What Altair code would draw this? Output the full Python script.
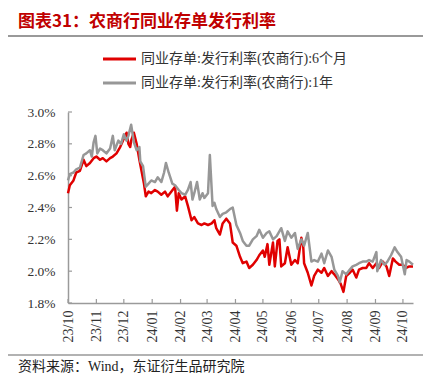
import altair as alt
import pandas as pd

START = "2023-10-01"

# 6-month series (days since 2023-10-01, rate in %)
red_days = [0, 2, 6, 9, 13, 17, 20, 24, 28, 31, 35, 38, 42, 46, 49, 53, 57, 60, 64, 66, 68, 69, 72, 75,
            78, 80, 83, 85, 88, 91, 95, 98, 102, 106, 109, 113, 117, 119, 121, 124, 128, 131, 135, 138,
            142, 146, 149, 153, 157, 160, 162, 166, 169, 173, 177, 180, 184, 188, 191, 195, 198, 202,
            206, 209, 213, 215, 218, 220, 224, 226, 229, 231, 233, 237, 240, 244, 248, 251, 255, 257,
            258, 262, 266, 269, 273, 277, 280, 284, 288, 291, 295, 298, 301, 304, 308, 311, 315, 318,
            322, 326, 329, 333, 337, 340, 344, 348, 351, 355, 358, 362, 366, 369, 373, 377]
red_vals = [2.49, 2.54, 2.57, 2.62, 2.63, 2.70, 2.66, 2.68, 2.71, 2.72, 2.70, 2.71, 2.69, 2.71, 2.72, 2.74,
            2.78, 2.82, 2.87, 2.80, 2.78, 2.82, 2.87, 2.80, 2.70, 2.64, 2.55, 2.47, 2.50, 2.49, 2.51, 2.50,
            2.48, 2.50, 2.47, 2.50, 2.53, 2.38, 2.49, 2.45, 2.47, 2.41, 2.32, 2.34, 2.30, 2.29, 2.30, 2.29,
            2.30, 2.32, 2.27, 2.23, 2.30, 2.33, 2.30, 2.18, 2.16, 2.09, 2.05, 2.06, 2.02, 2.04, 2.07, 2.10,
            2.13, 2.09, 2.17, 2.04, 2.18, 2.03, 2.19, 2.20, 2.03, 2.05, 2.15, 2.04, 2.07, 2.05, 2.21, 2.16,
            2.05, 1.99, 1.91, 1.97, 2.01, 1.99, 2.02, 1.97, 2.00, 1.98, 1.95, 1.92, 1.87, 1.97, 1.99, 2.01,
            1.96, 2.01, 2.02, 2.02, 2.05, 2.02, 2.05, 2.02, 2.06, 2.03, 1.97, 2.08, 2.06, 2.04, 2.04, 2.02,
            2.03, 2.03]

# 1-year series
gray_days = [0, 2, 6, 9, 13, 17, 20, 24, 26, 28, 30, 32, 35, 38, 42, 46, 49, 51, 55, 58, 61, 64, 66, 69,
             72, 75, 78, 79, 82, 85, 88, 91, 95, 98, 102, 105, 107, 110, 114, 117, 121, 124, 128, 131,
             134, 136, 138, 141, 144, 147, 149, 153, 155, 158, 160, 162, 166, 169, 173, 177, 180, 184,
             188, 191, 195, 198, 202, 206, 209, 213, 217, 220, 224, 228, 233, 237, 240, 244, 248, 251,
             255, 258, 262, 266, 269, 273, 277, 280, 284, 288, 291, 295, 297, 300, 304, 308, 311, 315,
             318, 322, 326, 329, 333, 337, 338, 342, 346, 349, 353, 357, 360, 364, 368, 370, 373, 377]
gray_vals = [2.57, 2.61, 2.62, 2.64, 2.65, 2.73, 2.74, 2.76, 2.72, 2.81, 2.85, 2.74, 2.77, 2.76, 2.74, 2.77,
             2.85, 2.76, 2.82, 2.80, 2.86, 2.82, 2.85, 2.92, 2.81, 2.76, 2.78, 2.69, 2.66, 2.53, 2.55, 2.57,
             2.56, 2.59, 2.56, 2.62, 2.68, 2.62, 2.55, 2.54, 2.51, 2.49, 2.48, 2.51, 2.56, 2.45, 2.49, 2.56,
             2.45, 2.49, 2.46, 2.49, 2.73, 2.41, 2.43, 2.39, 2.34, 2.36, 2.37, 2.39, 2.40, 2.29, 2.24, 2.19,
             2.16, 2.16, 2.20, 2.22, 2.26, 2.21, 2.24, 2.25, 2.20, 2.22, 2.27, 2.19, 2.25, 2.21, 2.24, 2.14,
             2.20, 2.16, 2.24, 2.06, 2.07, 2.06, 2.11, 2.05, 2.13, 2.09, 2.01, 1.97, 1.93, 2.00, 1.98, 2.01,
             2.03, 2.04, 2.05, 2.06, 2.06, 2.07, 2.06, 2.12, 2.00, 2.07, 2.04, 2.06, 2.10, 2.15, 2.12, 2.09,
             1.98, 2.07, 2.06, 2.04]

month_ticks = ["2023-10-01", "2023-11-01", "2023-12-01", "2024-01-01", "2024-02-01", "2024-03-01",
               "2024-04-01", "2024-05-01", "2024-06-01", "2024-07-01", "2024-08-01", "2024-09-01",
               "2024-10-01"]
y_ticks = [1.8, 2.0, 2.2, 2.4, 2.6, 2.8, 3.0]

name6 = "同业存单:发行利率(农商行):6个月"
name1 = "同业存单:发行利率(农商行):1年"
title_text = "图表31：农商行同业存单发行利率"
source_text = "资料来源：Wind，东证衍生品研究院"

RED = "#E00000"
GRAY = "#979797"
AXIS = "#9a9a9a"
FONT = "'Liberation Serif', 'Noto Sans CJK SC'"
W, H = 345, 191

base = pd.Timestamp(START)
red_df = pd.DataFrame({"date": base + pd.to_timedelta(red_days, unit="D"), "rate": red_vals, "series": name6})
gray_df = pd.DataFrame({"date": base + pd.to_timedelta(gray_days, unit="D"), "rate": gray_vals, "series": name1})
tick_df = pd.DataFrame({"date": pd.to_datetime(month_ticks)})
ytick_df = pd.DataFrame({"rate": y_ticks})

xscale = alt.Scale(domain=[alt.DateTime(year=2023, month=10, date=1),
                           alt.DateTime(year=2024, month=10, date=12)])
yscale = alt.Scale(domain=[1.8, 3.0], nice=False, zero=False)
cscale = alt.Scale(domain=[name6, name1], range=[RED, GRAY])

xaxis = alt.Axis(values=[alt.DateTime(year=int(m[:4]), month=int(m[5:7]), date=1) for m in month_ticks],
                 format="%y/%m", labelAngle=270, labelAlign="right", labelBaseline="middle",
                 labelFont=FONT, labelFontSize=14, labelColor="#333333", tickSize=0, labelPadding=7,
                 domainColor=AXIS, domainWidth=1.5, grid=False, title=None, labelFlush=False,
                 labelOverlap=False)
yaxis = alt.Axis(values=y_ticks, labelExpr="format(datum.value, '.1f') + '%'",
                 labelFont=FONT, labelFontSize=13.5, labelColor="#333333", tickSize=0, labelPadding=13,
                 domainColor=AXIS, domainWidth=1.5, grid=False, title=None, labelFlush=False,
                 labelOverlap=False)


def series_layer(df):
    return alt.Chart(df).mark_line(strokeWidth=2.5, strokeJoin="round").encode(
        x=alt.X("date:T", scale=xscale, axis=xaxis),
        y=alt.Y("rate:Q", scale=yscale, axis=yaxis),
        color=alt.Color("series:N", scale=cscale, legend=None),
    )


red_line = series_layer(red_df)
gray_line = series_layer(gray_df)

xticks = alt.Chart(tick_df).mark_rule(color=AXIS, strokeWidth=1.2).encode(
    x=alt.X("date:T", scale=xscale, axis=xaxis), y=alt.value(H - 4), y2=alt.value(H))
yticks = alt.Chart(ytick_df).mark_rule(color=AXIS, strokeWidth=1.2).encode(
    y=alt.Y("rate:Q", scale=yscale, axis=yaxis), x=alt.value(0), x2=alt.value(4))

one = pd.DataFrame({"k": [0]})


def hline(x1, x2, y, color, sw):
    return alt.Chart(one).mark_rule(color=color, strokeWidth=sw).encode(
        x=alt.value(x1), x2=alt.value(x2), y=alt.value(y))


def label(text, x, y, size, color, weight="normal", font=FONT):
    return alt.Chart(pd.DataFrame({"t": [text]})).mark_text(
        align="left", baseline="middle", fontSize=size, color=color, fontWeight=weight, font=font
    ).encode(x=alt.value(x), y=alt.value(y), text="t:N")


leg1 = hline(35, 68, -53, RED, 3)
leg1t = label(name6, 73, -53, 14, "#333333")
leg2 = hline(35, 68, -29, GRAY, 3)
leg2t = label(name1, 73, -29, 14, "#333333")

title = label(title_text, -50, -90, 17, "#C00000", "bold", "'Noto Sans CJK SC'")
title_rule = hline(-68, 355, -76, "#999999", 2)
foot_rule = hline(-68, 355, 243, "#666666", 1.2)
foot = label(source_text, -50, 255, 14, "#222222")

chart = alt.layer(
    red_line, gray_line, xticks, yticks, leg1, leg1t, leg2, leg2t, title, title_rule, foot_rule, foot
).properties(
    width=W, height=H, autosize="none",
    padding={"left": 60, "top": 104, "right": 14, "bottom": 78},
    background="white",
).configure_view(stroke=None)

chart.save("out.html", embed_options={"renderer": "svg", "actions": False})
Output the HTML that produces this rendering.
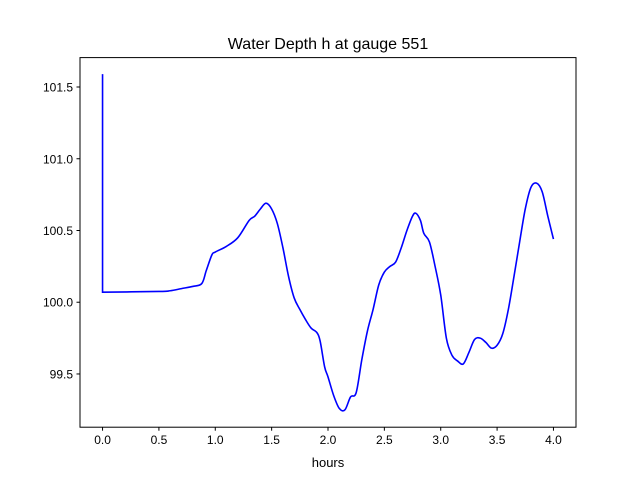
<!DOCTYPE html>
<html><head><meta charset="utf-8"><style>
body{margin:0;background:#fff;}
svg{display:block;font-family:"Liberation Sans","DejaVu Sans",sans-serif;}
</style></head><body>
<svg id="chart" width="640" height="480">
<rect width="640" height="480" fill="#fff"/>
<text x="328" y="49" text-anchor="middle" font-size="16">Water Depth h at gauge 551</text>
<text x="328" y="467" text-anchor="middle" font-size="13">hours</text>
<g id="ticks"></g>
<path id="line" fill="none" stroke="#0000ff" stroke-width="1.6"/>
<rect x="80" y="57.6" width="496" height="369.6" fill="none" stroke="#000" stroke-width="1"/>
</svg>
<script>
const xTicks=[0,0.5,1.0,1.5,2.0,2.5,3.0,3.5,4.0];
const xTickLabels=["0.0","0.5","1.0","1.5","2.0","2.5","3.0","3.5","4.0"];
const yTicks=[99.5,100.0,100.5,101.0,101.5];
const yTickLabels=["99.5","100.0","100.5","101.0","101.5"];
const hours=[0,0,0.5,0.6,0.7,0.8,0.88,0.92,0.97,1.0,1.1,1.2,1.3,1.35,1.4,1.45,1.5,1.55,1.6,1.65,1.7,1.75,1.8,1.85,1.9,1.93,1.97,2.0,2.05,2.1,2.15,2.2,2.25,2.3,2.35,2.4,2.45,2.5,2.55,2.6,2.65,2.7,2.75,2.78,2.82,2.85,2.9,2.95,3.0,3.05,3.1,3.15,3.2,3.25,3.3,3.35,3.4,3.45,3.5,3.55,3.6,3.65,3.7,3.75,3.8,3.85,3.9,3.95,4.0];
const depth=[101.59,100.07,100.075,100.08,100.095,100.11,100.13,100.22,100.33,100.35,100.39,100.45,100.57,100.6,100.65,100.69,100.65,100.55,100.38,100.18,100.03,99.95,99.88,99.82,99.79,99.73,99.55,99.48,99.35,99.26,99.25,99.34,99.37,99.6,99.8,99.95,100.12,100.21,100.25,100.28,100.38,100.5,100.6,100.62,100.57,100.48,100.42,100.25,100.05,99.75,99.63,99.59,99.57,99.65,99.74,99.75,99.72,99.68,99.7,99.78,99.95,100.18,100.42,100.65,100.8,100.83,100.77,100.6,100.44];
const X0=80,X1=576,Y0=57.6,Y1=427.2,xmin=-0.2,xmax=4.2,ymin=99.129,ymax=101.705;
const sx=v=>X0+(v-xmin)/(xmax-xmin)*(X1-X0);
const sy=v=>Y1-(v-ymin)/(ymax-ymin)*(Y1-Y0);
const NS="http://www.w3.org/2000/svg";
const g=document.getElementById('ticks');
xTicks.forEach((t,i)=>{
  const l=document.createElementNS(NS,'line');
  l.setAttribute('x1',sx(t));l.setAttribute('x2',sx(t));l.setAttribute('y1',Y1);l.setAttribute('y2',Y1+3.5);l.setAttribute('stroke','#000');
  
  
  g.appendChild(l);
  const tx=document.createElementNS(NS,'text');
  tx.setAttribute('x',sx(t));tx.setAttribute('y',Y1+17);tx.setAttribute('text-anchor','middle');tx.setAttribute('font-size','12');
  tx.textContent=xTickLabels[i];
  
  
  g.appendChild(tx);
});
yTicks.forEach((t,i)=>{
  const l=document.createElementNS(NS,'line');
  l.setAttribute('x1',X0-3.5);l.setAttribute('x2',X0);l.setAttribute('y1',sy(t));l.setAttribute('y2',sy(t));l.setAttribute('stroke','#000');
  
  
  g.appendChild(l);
  const tx=document.createElementNS(NS,'text');
  tx.setAttribute('x',X0-7);tx.setAttribute('y',sy(t)+4.5);tx.setAttribute('text-anchor','end');tx.setAttribute('font-size','12');
  tx.textContent=yTickLabels[i];
  
  
  g.appendChild(tx);
});
const P=hours.map((h,i)=>[sx(h),sy(depth[i])]);
let d='M'+P[0][0].toFixed(2)+','+P[0][1].toFixed(2)+'L'+P[1][0].toFixed(2)+','+P[1][1].toFixed(2);
for(let i=1;i<P.length-1;i++){
  const p0=P[Math.max(1,i-1)],p1=P[i],p2=P[i+1],p3=P[Math.min(P.length-1,i+2)];
  const c1=[p1[0]+(p2[0]-p0[0])/6,p1[1]+(p2[1]-p0[1])/6];
  const c2=[p2[0]-(p3[0]-p1[0])/6,p2[1]-(p3[1]-p1[1])/6];
  d+='C'+c1[0].toFixed(2)+','+c1[1].toFixed(2)+' '+c2[0].toFixed(2)+','+c2[1].toFixed(2)+' '+p2[0].toFixed(2)+','+p2[1].toFixed(2);
}
document.getElementById('line').setAttribute('d',d);
</script>
</body></html>
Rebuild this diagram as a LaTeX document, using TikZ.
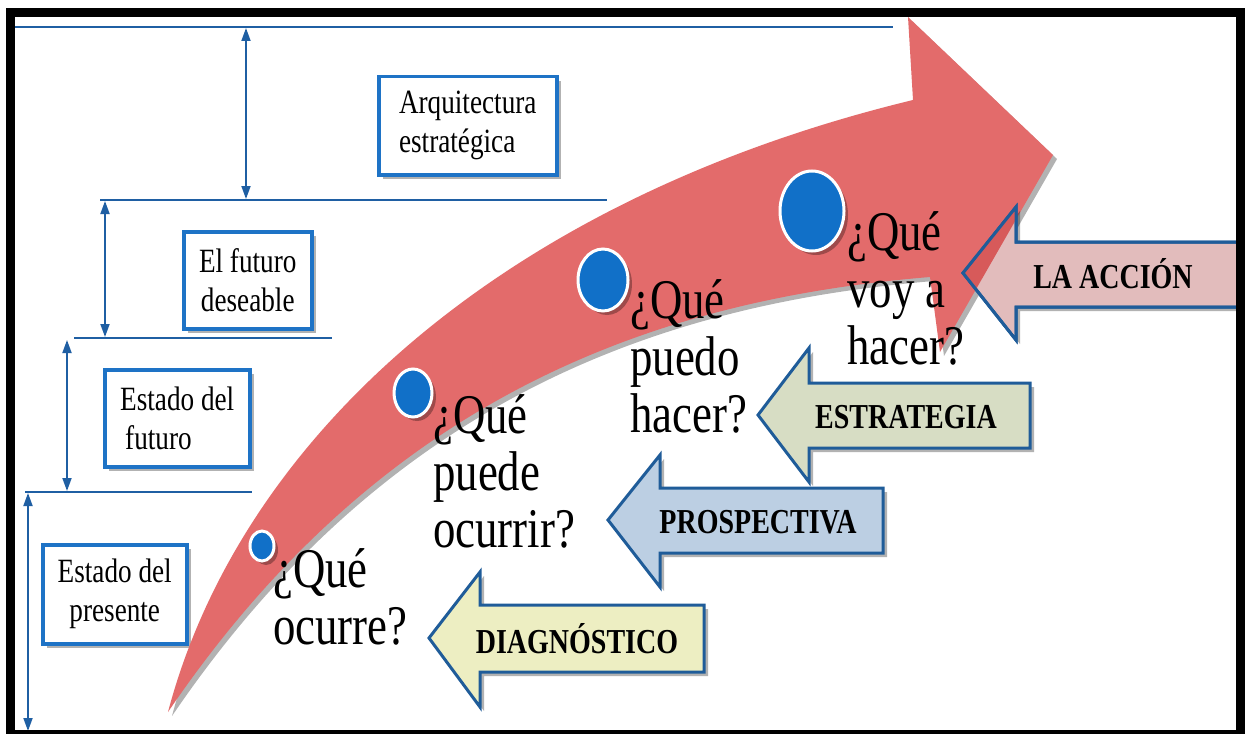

-- What is required --
Without the pictures, repeat the entries above line by line, from the first through the one that contains "2.03, 2.03]", both ends included.

-- Solved problem --
What Altair code would draw this? Output the full Python script.
import altair as alt
import pandas as pd

START = "2023-10-01"

# 6-month series (days since 2023-10-01, rate in %)
red_days = [0, 2, 6, 9, 13, 17, 20, 24, 28, 31, 35, 38, 42, 46, 49, 53, 57, 60, 64, 66, 68, 69, 72, 75,
            78, 80, 83, 85, 88, 91, 95, 98, 102, 106, 109, 113, 117, 119, 121, 124, 128, 131, 135, 138,
            142, 146, 149, 153, 157, 160, 162, 166, 169, 173, 177, 180, 184, 188, 191, 195, 198, 202,
            206, 209, 213, 215, 218, 220, 224, 226, 229, 231, 233, 237, 240, 244, 248, 251, 255, 257,
            258, 262, 266, 269, 273, 277, 280, 284, 288, 291, 295, 298, 301, 304, 308, 311, 315, 318,
            322, 326, 329, 333, 337, 340, 344, 348, 351, 355, 358, 362, 366, 369, 373, 377]
red_vals = [2.49, 2.54, 2.57, 2.62, 2.63, 2.70, 2.66, 2.68, 2.71, 2.72, 2.70, 2.71, 2.69, 2.71, 2.72, 2.74,
            2.78, 2.82, 2.87, 2.80, 2.78, 2.82, 2.87, 2.80, 2.70, 2.64, 2.55, 2.47, 2.50, 2.49, 2.51, 2.50,
            2.48, 2.50, 2.47, 2.50, 2.53, 2.38, 2.49, 2.45, 2.47, 2.41, 2.32, 2.34, 2.30, 2.29, 2.30, 2.29,
            2.30, 2.32, 2.27, 2.23, 2.30, 2.33, 2.30, 2.18, 2.16, 2.09, 2.05, 2.06, 2.02, 2.04, 2.07, 2.10,
            2.13, 2.09, 2.17, 2.04, 2.18, 2.03, 2.19, 2.20, 2.03, 2.05, 2.15, 2.04, 2.07, 2.05, 2.21, 2.16,
            2.05, 1.99, 1.91, 1.97, 2.01, 1.99, 2.02, 1.97, 2.00, 1.98, 1.95, 1.92, 1.87, 1.97, 1.99, 2.01,
            1.96, 2.01, 2.02, 2.02, 2.05, 2.02, 2.05, 2.02, 2.06, 2.03, 1.97, 2.08, 2.06, 2.04, 2.04, 2.02,
            2.03, 2.03]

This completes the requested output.